Unfortunately the bones are not in good enough condition for DNA retrieval and without the long bones and pelvis sex and age are still hard to determine. Measurement suggests the deceased was male and older than 30 years, but there could also be a mixture of bones from two individuals as the right radius and heel bone are more gracile, so from a more petite individual, either younger or female.

The study had been published in the journal Antiquity and can be read in its entirety here.

One thought on “Viking prince’s bones found in mislabeled box

  1. Apparently, we have a Viking here with –well– what seems to be a hurting butt :no:

    “In addition, there is pronounced bone proliferation and evidence for inflammation at the insertion sites for the gluteus maximus muscle on both femora (Figure 4b). As this muscle functions primarily during flexing and standing activities, such as stair climbing, standing from a sitting position or perhaps riding, the individual probably conducted this type of movement frequently.”

    About Christianisation at around 1000 AD, some of their (pagan) royals were reburied in their first churches. However, to put that candle atop of the coffin may have been a way more affordable option. That axe with the silver inlay, on the other hand, just looks gorgeous.

    :hattip:

    PS: Unfortunately, plenty of Viking graves all around the Baltic Sea seem to be lost forever. I mean up to “500 burial mounds” in one single spot only, and not even in Scandinavia, is a lot:

    —-
    At the end of the 5th century there was an expansion from Gotland to the Eastern Baltic. While the inhabitants from the west of Schonen were mainly oriented to the west for their war campaigns, the inhabitants from the area around Lake Mälaren, Gotland, Öland and along the present-day east coast of Sweden mainly moved east to the Caspian Sea. They sought contact with Arab merchants and established trading posts in Novgorod, Staraya Ladoga and Kiev. In the 7th and 8th centuries there were significant colonies in Grobiņa (western Latvia), Suaslaukas near Liepāja in western Latvia, near Apuole in northwestern Lithuania, and in the area around Elbląg (Truso). This is also confirmed by Rimbert in his Vita Anskarii. Sagas from Scandinavia agree that in the 7th century Swedes under Ivar Vidfamne set out for the Baltic. This expansion lasted until about 800, when the Svear were expelled from Courland, maybe because their interest had shifted more to the west to the Curonian Lagoon and the mouth of the Memel, where Kaup (about 800 – 1000AD) has been excavated. Swedish settlements upstream of the Memel are also known. But around 850 a new wave of expansion began. The reconquest of Courland and the Eastern Baltic was started. However, the first advance was made by Danes in 855, but they were defeated by the Locals. Then King Olov followed, and he destroyed and pillaged Grobiņa and subjugated all of Courland. According to the findings, these settlements were trading colonies. Around that time, Scandinavians from Sweden advanced to Kiev and founded the Rus Empire. This expansion strongly differs from the westward expansion of the Norsemen in the North Sea because of its main orientation towards trade policy, in spite of warlike episodes. From Kiev, Varangians advanced to Constantinople around 860, but failed to conquer the city, as they did again in 907.
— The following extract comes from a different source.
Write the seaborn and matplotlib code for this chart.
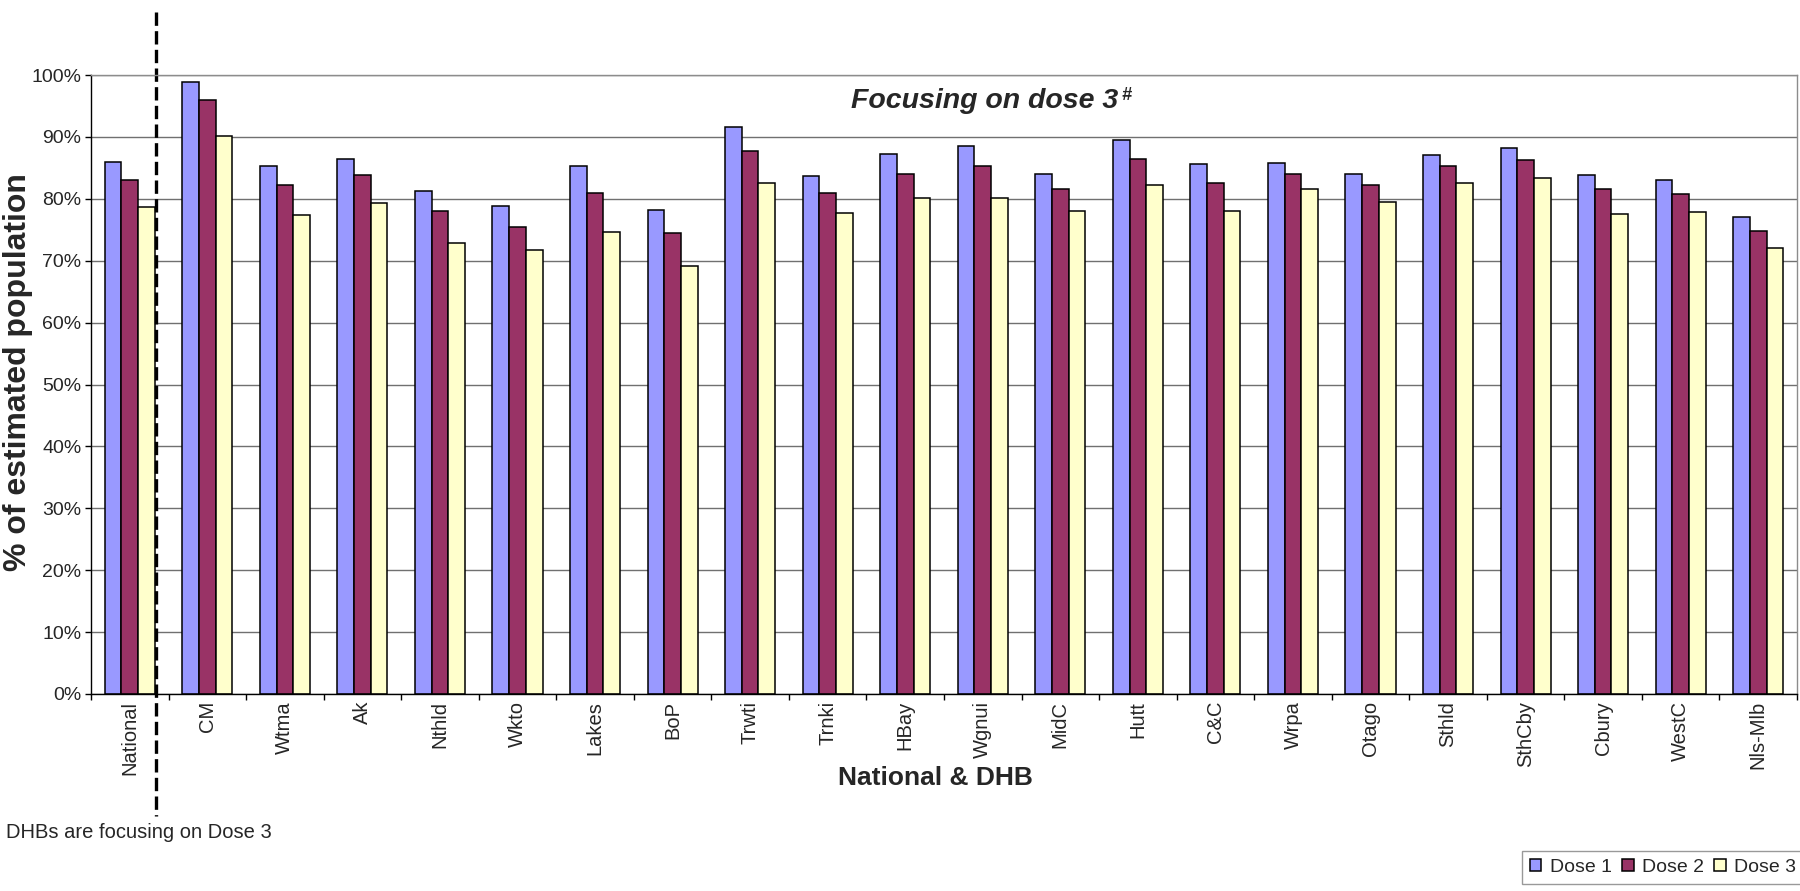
import pandas as pd
import seaborn as sns
import matplotlib.pyplot as plt
from matplotlib.ticker import PercentFormatter, MultipleLocator, FixedLocator
from matplotlib.transforms import blended_transform_factory


# Данные: охват по дозам (% от оценочной численности населения)
regions = ['National', 'CM', 'Wtma', 'Ak', 'Nthld', 'Wkto', 'Lakes', 'BoP', 'Trwti', 'Trnki', 'HBay',
           'Wgnui', 'MidC', 'Hutt', 'C&C', 'Wrpa', 'Otago', 'Sthld', 'SthCby', 'Cbury', 'WestC', 'Nls-Mlb']
dose1 = [85.9, 98.9, 85.3, 86.5, 81.3, 78.8, 85.3, 78.2, 91.6, 83.7, 87.3,
         88.5, 84.0, 89.5, 85.6, 85.8, 84.0, 87.1, 88.2, 83.9, 83.0, 77.0]
dose2 = [83.1, 95.9, 82.3, 83.8, 78.0, 75.5, 81.0, 74.4, 87.7, 81.0, 84.0,
         85.3, 81.6, 86.5, 82.6, 84.0, 82.2, 85.3, 86.3, 81.6, 80.8, 74.8]
dose3 = [78.6, 90.1, 77.4, 79.3, 72.8, 71.7, 74.7, 69.2, 82.6, 77.7, 80.1,
         80.1, 78.0, 82.2, 78.0, 81.6, 79.5, 82.6, 83.3, 77.6, 77.9, 72.1]
dose_names = ['Dose 1', 'Dose 2', 'Dose 3']
colors = ['#9999FF', '#993366', '#FFFFCC']

data = pd.DataFrame({'Region': regions * 3,
                     'Coverage': dose1 + dose2 + dose3,
                     'Dose': [d for d in dose_names for _ in regions]})

sns.set_theme(style='white')
plt.rcParams['font.family'] = ['Liberation Sans', 'DejaVu Sans']

fig = plt.figure(figsize=(18, 8.91), dpi=100)
ax = fig.add_axes([91 / 1800, 1 - 694 / 891, (1797 - 91) / 1800, (694 - 75) / 891])

sns.barplot(data=data, x='Region', y='Coverage', hue='Dose', palette=colors, saturation=1,
            width=0.645, edgecolor='black', linewidth=1.1, errorbar=None, ax=ax)

# Оси
ax.set_ylim(0, 100)
ax.set_xlim(-0.5, len(regions) - 0.5)
ax.yaxis.set_major_locator(MultipleLocator(10))
ax.yaxis.set_major_formatter(PercentFormatter(100, decimals=0))
ax.yaxis.grid(True, color='#707070', linewidth=1.0)
ax.set_axisbelow(True)
ax.tick_params(axis='y', which='major', left=True, length=4, width=1, color='black',
               labelsize=14, pad=3)
ax.tick_params(axis='x', which='major', length=0, labelsize=14.5, pad=5, rotation=90)
ax.xaxis.set_minor_locator(FixedLocator([i - 0.5 for i in range(len(regions) + 1)]))
ax.tick_params(axis='x', which='minor', bottom=True, length=4.5, width=1, color='black')

for side in ['left', 'bottom']:
    ax.spines[side].set_color('black')
    ax.spines[side].set_linewidth(1.0)
for side in ['top', 'right']:
    ax.spines[side].set_color('#8c8c8c')
    ax.spines[side].set_linewidth(1.0)

ax.set_xlabel('National & DHB', fontsize=19, fontweight='bold')
ax.xaxis.set_label_coords(0.495, -(766 - 694) / 619)
ax.set_ylabel('% of estimated population', fontsize=23, fontweight='bold', va='center')
ax.yaxis.set_label_coords(-(91 - 18) / 1706, 0.52)

# Заголовок внутри области графика
t = ax.text(0.524, 0.958, 'Focusing on dose 3', transform=ax.transAxes, ha='center', va='center',
            fontsize=20.5, fontweight='bold', style='italic')
ax.annotate('#', xy=(1.0, 1.02), xycoords=t, ha='left', va='top', xytext=(2, 0),
            textcoords='offset points', fontsize=13, fontweight='bold', style='italic')

# Пунктирная линия между National и DHB
tr = blended_transform_factory(ax.transData, fig.transFigure)
ax.plot([0.34, 0.34], [1 - 12 / 891, 1 - 816 / 891], transform=tr, color='black',
        linewidth=2.4, linestyle=(0, (4, 1.6)), clip_on=False)

fig.text(6 / 1800, 1 - 832 / 891, 'DHBs are focusing on Dose 3', ha='left', va='center', fontsize=14.5)

# Легенда внизу справа
handles, labels = ax.get_legend_handles_labels()
ax.get_legend().remove()
leg = fig.legend(handles, labels, loc='upper left', bbox_to_anchor=(1522 / 1800, 1 - 851 / 891),
                 bbox_transform=fig.transFigure, ncol=3, fontsize=14, frameon=True, fancybox=False,
                 edgecolor='#808080', handlelength=0.6, handleheight=0.6, handletextpad=0.45,
                 columnspacing=0.5, borderpad=0.4, borderaxespad=0)
leg.get_frame().set_linewidth(1.0)

fig.savefig('out.png', dpi=100)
    en.wikipedia.org/wiki/Kaup_(emporium) -so to speak as a counterpart to- en.wikipedia.org/wiki/Jomsvikings

    —-
    In a forest skirting the modern settlement, archaeologists found a large cemetery, consisting of up to five hundred tumuli. Of these, only a few remain: continuing activities of amateur Russian archaeologists approach vandalism in that they result in razing of several tumuli each summer. The finds unearthed at Kaup highlight Swedish rather than Danish connections of the medieval Scandinavian colonists. The tumuli are semi-spherical, less than 1 meter (3ft 3in) in height and ranging from 5 to 12 meters (16 to 39ft) in diameter. A huge boulder was placed on top of each barrow. Some burial mounds were surrounded by stone rings. The Vikings were cremated elsewhere, together with their swords and arrows, before ashes of the dead and their burnt weapons were deposited inside the barrows.